[Given material]

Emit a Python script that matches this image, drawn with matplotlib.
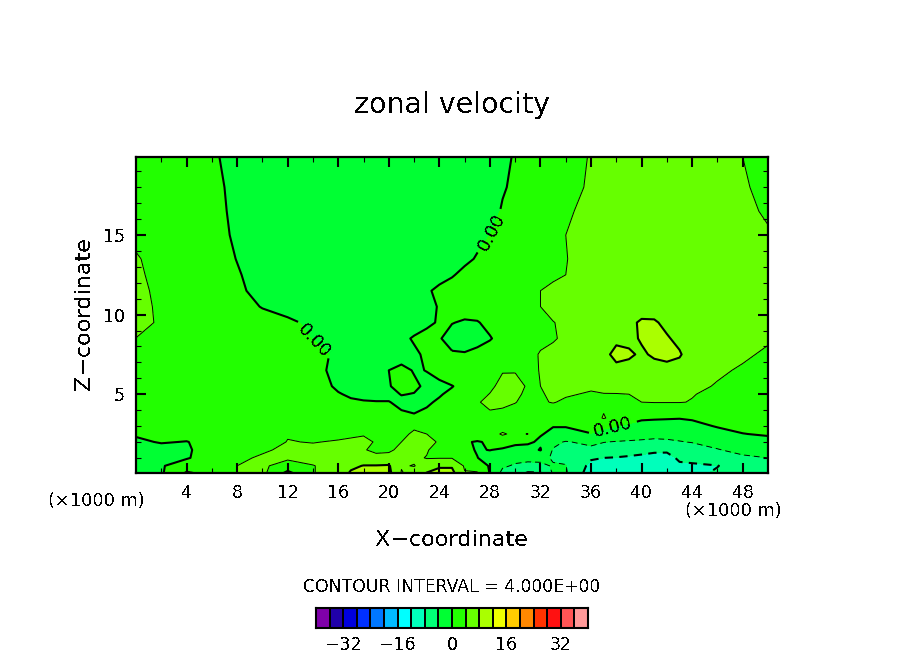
import numpy as np
import matplotlib
matplotlib.use("Agg")
from matplotlib import pyplot as plt
from matplotlib.colors import ListedColormap, BoundaryNorm

plt.rcParams['font.family'] = 'DejaVu Sans'
plt.rcParams['text.antialiased'] = False

# grid (km)
x_km = [0, 2, 4, 6, 8, 10, 12, 14, 16,
        17, 18, 19, 20, 21, 22, 23, 24, 25, 26, 27, 28, 29, 30, 31, 32, 33,
        34, 36, 37, 38, 39, 40, 41, 42, 43, 44, 46, 48, 50]
z_km = [19.9, 18, 16.5, 15, 13.5, 12.5, 11.5, 10.5, 9.5, 8.5, 7.5, 6.5, 5.5, 5, 4.5,
        3.5, 3, 2.5, 2, 1.5, 1, 0.5, 0.05]

# zonal velocity, one row per z_km, top of the plot first
u_rows = [
    [2.2, 2.2, 2.0, 0.6, -1.4, -2, -2, -2, -2,
     -2, -2, -2, -2, -2, -2, -2, -2, -2, -2, -1.8, -1.0, -0.5, 0.2, 1, 1.5, 2,
     2.8, 4.2, 4.8, 5, 5, 5.2, 5.2, 5.2, 5.2, 5, 4.8, 4, 2.8],
    [2.2, 2.2, 2, 0.8, -0.8, -2, -2, -2, -2,
     -2, -2, -2, -2, -2, -2, -2, -2, -2, -2, -1.8, -1.2, -0.2, 0.4, 1, 1.6, 2.2,
     3, 4.4, 4.8, 5, 5, 5.2, 5.2, 5.2, 5.2, 5, 4.8, 4.4, 3],
    [2.2, 2.2, 2.2, 1, -0.7, -2, -2, -2, -2,
     -2, -2, -2, -2, -2, -2, -2, -2, -2, -1.8, -1.4, -0.8, 0.2, 1, 1.6, 2.2, 2.8,
     3.6, 4.8, 5, 5, 5.2, 5.2, 5.2, 5.2, 5.2, 5, 5, 4.7, 3.6],
    [3.0, 2.4, 2.2, 1.2, -0.5, -2, -2, -2, -2,
     -2, -2, -2, -2, -2, -2, -2, -2, -1.8, -1.2, -0.6, 0, 0.6, 1.2, 1.8, 2.4, 3.2,
     4, 5, 5.2, 5.2, 5.2, 5.2, 5.2, 5.2, 5.2, 5.2, 5.2, 5, 4.3],
    [4.4, 2.4, 2.2, 1.6, -0.1, -1.8, -2, -2, -2,
     -2, -2, -2, -2, -2, -2, -1.8, -1.4, -1, -0.5, 0.2, 1, 1.6, 2, 2.4, 2.8, 3.2,
     3.9, 5.2, 5.4, 5.4, 5.4, 5.4, 5.4, 5.4, 5.4, 5.4, 5.4, 5.4, 4.8],
    [4.9, 2.4, 2.2, 2, 0.3, -1.4, -2, -2, -2,
     -2, -2, -2, -2, -2, -1.8, -1.4, -0.8, -0.2, 0.6, 1.2, 1.6, 1.8, 2, 2.4, 2.8, 3.2,
     4, 5.2, 5.4, 5.4, 5.4, 5.6, 5.6, 5.6, 5.6, 5.6, 5.6, 5.4, 5],
    [5.6, 2.6, 2.4, 2.2, 0.7, -1.2, -2, -2, -2,
     -2, -2, -2, -2, -1.8, -1, -0.3, 0.5, 1, 1.4, 1.8, 2, 2.2, 2.6, 3.2, 4, 5,
     5.2, 5.4, 5.4, 5.4, 5.4, 5.6, 5.6, 5.6, 5.6, 5.6, 5.6, 5.4, 5.2],
    [6.2, 2.8, 2.4, 2.4, 1.6, -0.2, -1.8, -2, -2,
     -2, -2, -2, -2, -1.8, -1.4, -0.4, 0.1, 1, 1.2, 1.6, 2, 2.2, 2.6, 3.2, 4, 5,
     5.2, 5.4, 5.4, 5.6, 5.8, 6, 6, 6, 5.8, 5.6, 5.6, 5.4, 5.2],
    [6.4, 3, 2.6, 2.4, 2, 1.6, 0.9, -1, -2,
     -2, -2, -2, -2, -1.8, -1.4, -0.6, 0.3, 0.1, -0.3, -0.2, 0.8, 1.4, 2, 2.8, 3.4, 3.9,
     4.6, 5.4, 5.6, 5.8, 7, 8.6, 8.5, 7, 6.4, 6, 5.6, 5.4, 5.2],
    [3.9, 3, 2.6, 2.4, 2.4, 2, 1.2, -0.1, -1.4,
     -2, -2, -2, -1.8, -0.7, 0.3, 1, 0.2, -1, -1.2, -1, -0.2, 1, 2, 2.8, 3.4, 3.8,
     4.4, 5.4, 5.8, 7.4, 7, 8.4, 9.6, 8.4, 7, 6.2, 5.6, 5, 4.3],
    [2.8, 2.6, 2.4, 2.4, 2.4, 2.2, 1.8, 0.9, -0.5,
     -1.2, -1.6, -1.8, -1.8, -1.4, -0.5, 0.5, 1.2, 0.3, 0.2, 0.8, 1.4, 1.8, 2.4, 3.2, 4.2, 4.6,
     4.8, 5.6, 7.2, 8.8, 8.6, 7.4, 8.6, 9.2, 8.4, 6, 5.2, 4.4, 3.6],
    [2.6, 2.4, 2.4, 2.4, 2.4, 2.2, 2, 1, -0.9,
     -1.4, -1.6, -1.4, 0, 0.8, -0.2, 0.05, 1.2, 1.8, 2, 2.4, 3, 3.8, 3.8, 3.4, 4.1, 4.4,
     4.6, 5.4, 7.6, 7.2, 6.6, 6.2, 6.4, 6.6, 6.4, 5.4, 4.4, 3.7, 3.2],
    [2.6, 2.4, 2.4, 2.4, 2.4, 2.4, 2.2, 1.5, -0.5,
     -1, -1.2, -0.8, -0.2, 1, 0.5, -0.5, -0.8, -0.1, 0.8, 2.2, 3.4, 4.9, 5, 3.7, 4, 4.4,
     4.6, 4.3, 4.8, 5, 5.2, 5.4, 5.4, 5.4, 5, 4.6, 3.8, 3.2, 2.8],
    [2.6, 2.4, 2.4, 2.4, 2.4, 2.4, 2.3, 1.8, 0.2,
     -0.4, -0.7, -0.7, -0.7, 0.1, -0.1, -1, -0.2, 0.5, 1.2, 3, 4.1, 4.8, 4.6, 3.4, 3.9, 4.2,
     4.2, 3.8, 3.9, 3.9, 4, 4.5, 4.6, 4.6, 4.4, 4.1, 3.5, 3, 2.6],
    [2.6, 2.4, 2.4, 2.4, 2.4, 2.4, 2.4, 2, 1,
     0.4, 0.2, 0.1, 0.1, -0.6, -1, -0.3, 0.3, 1, 1.8, 3.8, 4.6, 4.6, 4.1, 3.2, 3.8, 4.1,
     3.7, 3.5, 3.5, 3.6, 3.8, 4, 4.1, 4.1, 4.1, 3.9, 3.2, 2.8, 2.4],
    [2, 2.2, 2.2, 2.2, 2.2, 2.2, 2.2, 2.2, 2,
     1.8, 1.6, 1.4, 1.2, 0.6, 0.4, 0.6, 1, 1.6, 2.4, 3.7, 3.4, 3, 2.6, 2.4, 2.2, 2.4,
     2.4, 2.8, 4.2, 3, 1, 0.4, 0.3, 0.2, 0.1, 0.3, 0.6, 1, 1.2],
    [1, 1.6, 1.8, 2, 2.2, 2.4, 2.8, 2.6, 2.4,
     2.4, 2.2, 2.4, 2.6, 3, 3.6, 3, 2.6, 2.4, 2, 2, 2.2, 2.8, 2.6, 1.6, 0.6, 0.1,
     0.1, 1, 0.6, 0.1, -0.4, -1, -1.2, -1.2, -1.1, -0.8, 0.2, 0.5, 0.8],
    [0.3, 0.8, 1, 1.6, 2, 2.6, 3.8, 3.6, 3.4,
     3.6, 3.8, 3.2, 3, 3.4, 4.4, 4, 3, 2.6, 2.2, 2.4, 3, 4.3, 3.4, 4.1, 0.2, -0.6,
     -0.6, -0.1, -1, -1.6, -2, -2.4, -2.8, -2.8, -2.6, -2.2, -1, -0.05, 0.2],
    [-0.5, 0.2, -0.1, 1, 2, 2.6, 4.1, 3.9, 4.2,
     4.4, 4.6, 3.8, 3.2, 4, 5, 4.6, 3.8, 2.6, 0.4, -0.3, 0.5, 2.4, 0.8, 0.5, -0.5, -3,
     -4.3, -3, -3.9, -4.2, -4.4, -4.6, -4.8, -4.6, -4.2, -3.8, -2.8, -1.4, -0.6],
    [-1.5, -1, -0.4, 1.4, 2.4, 3.6, 4.6, 4.6, 4.6,
     4.6, 4.2, 3.4, 3.6, 4.6, 5, 4.2, 3, 2, 1, -0.3, 0.1, -0.6, -1.2, -1.2, 0.2, -4.3,
     -4.4, -5, -5.4, -5.6, -6, -6.6, -7.2, -7.6, -6.6, -6, -4.2, -3, -2],
    [-2.5, -1.6, -0.4, 2.2, 3.4, 4.4, 4.6, 4.8, 4.6,
     4.1, 4.6, 4.8, 4.8, 4.8, 4.4, 3.9, 3.8, 3.8, 2, 0.1, -1.6, -2.5, -3, -3, -3, -4.4,
     -4.5, -7.6, -8, -8.2, -8.6, -9, -9.4, -8.8, -7.6, -7.2, -6, -4.6, -4],
    [-3, -0.4, 2.4, 3.2, 4, 4.6, 2.4, 3.9, 5,
     7, 8.2, 8.2, 8.4, 4.2, 3.9, 5, 7.6, 7.6, 3.6, 3, -0.5, -3.5, -4.4, -5, -4.8, -3.7,
     -3.9, -9, -9.4, -9.6, -9.8, -10, -10, -9.6, -8.4, -8.4, -8.1, -6.4, -5],
    [-3.5, -0.5, 4.6, 3, 4, 5, -1, 3.9, 5,
     8.6, 9, 9.2, 9, 3.8, 5, 8.2, 9, 9, 4.2, 4.2, -0.2, -5, -6, -8.4, -8.2, -3.6,
     -3.6, -10, -10.4, -10.6, -10.8, -11, -11, -10.6, -9.6, -8.8, -7.6, -6, -5.5],
]

# one colour per 4 m/s box of the colour bar
box_colors = ['#7f00aa', '#2000aa', '#0000dd', '#0030ff', '#0077ff',
              '#00bbff', '#00ffff', '#00ffbb', '#00ff77', '#00ff33',
              '#22ff00', '#66ff00', '#aaff00', '#eeff00', '#ffcc00',
              '#ff8800', '#ff3300', '#ff1111', '#ff5555', '#ff9999']
box_edges = np.arange(-40, 41, 4)
bar_ticks = [-32, -16, 0, 16, 32]

W, H = 904, 654


def px_text(px, py, s, **kw):
    plt.figtext(px / W, 1 - py / H, s, ha=kw.pop('ha', 'center'), va='center', **kw)


fig = plt.figure(figsize=(W / 100, H / 100), dpi=100)
ax = fig.add_axes([136 / W, 1 - 473 / H, (768 - 136) / W, (473 - 157) / H])

xx = np.array(x_km)
zz = np.array(z_km)[::-1]
u = np.array(u_rows)[::-1]

cmap = ListedColormap(box_colors)
norm = BoundaryNorm(box_edges, cmap.N)
ax.contourf(xx, zz, u, levels=box_edges, cmap=cmap, norm=norm, antialiased=False)

# 0 and +-8 drawn heavy, +-4 thin, negative dashed
ax.contour(xx, zz, u, levels=[4], colors='k', linewidths=0.7)
ax.contour(xx, zz, u, levels=[8], colors='k', linewidths=1.5)
ax.contour(xx, zz, u, levels=[-4], colors='k', linewidths=0.7, linestyles=[(0, (6, 4))])
ax.contour(xx, zz, u, levels=[-8], colors='k', linewidths=1.5, linestyles=[(0, (4, 3))])
cs0 = ax.contour(xx, zz, u, levels=[0], colors='k', linewidths=1.5)
ax.clabel(cs0, fmt='%.2f', fontsize=13, inline=True,
          manual=[(14.1, 8.4), (37.7, 3.0), (27.8, 15.3)])

ax.set_xlim(0, 50)
ax.set_ylim(0.05, 19.9)
ax.set_xticks(np.arange(4, 49, 4))
ax.set_xticks(np.arange(2, 50, 4), minor=True)
ax.set_yticks([5, 10, 15])
ax.set_yticks([t for t in range(1, 20) if t % 5], minor=True)
ax.tick_params(which='major', direction='in', length=7, width=1.5, top=True, right=True,
               labelsize=12.5, pad=8)
ax.tick_params(which='minor', direction='in', length=3.5, width=0.8, top=True, right=True)
for s in ax.spines.values():
    s.set_linewidth(1.6)

px_text(452, 105, 'zonal velocity', fontsize=20.5)
px_text(452, 540, 'X\u2212coordinate', fontsize=16)
px_text(84, 314, 'Z\u2212coordinate', fontsize=16, rotation=90)
px_text(96, 501, '(\u00d71000 m)', fontsize=12.8)
px_text(733, 511, '(\u00d71000 m)', fontsize=12.8)
px_text(452, 587, 'CONTOUR INTERVAL = 4.000E+00', fontsize=12.4)

# colour bar
cax = fig.add_axes([316 / W, 1 - 628 / H, (588 - 316) / W, 20 / H])
cax.pcolormesh(box_edges, [0, 1], [box_edges[:-1] + 2], cmap=cmap, norm=norm,
               edgecolors='k', linewidth=1.1)
cax.set_yticks([])
cax.set_xticks(bar_ticks)
cax.set_xticklabels([str(t).replace('-', '\u2212') for t in bar_ticks])
cax.tick_params(length=0, labelsize=12.5, pad=6)
for s in cax.spines.values():
    s.set_linewidth(1.5)

plt.savefig('out.png', dpi=100)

[Written exercise]
Your task is to return the lines above, from the first one up to and including the line containing "plt.rcParams['text.antialiased'] = False", minus any pictures.

[Complete answer]
Emit a Python script that matches this image, drawn with matplotlib.
import numpy as np
import matplotlib
matplotlib.use("Agg")
from matplotlib import pyplot as plt
from matplotlib.colors import ListedColormap, BoundaryNorm

plt.rcParams['font.family'] = 'DejaVu Sans'
plt.rcParams['text.antialiased'] = False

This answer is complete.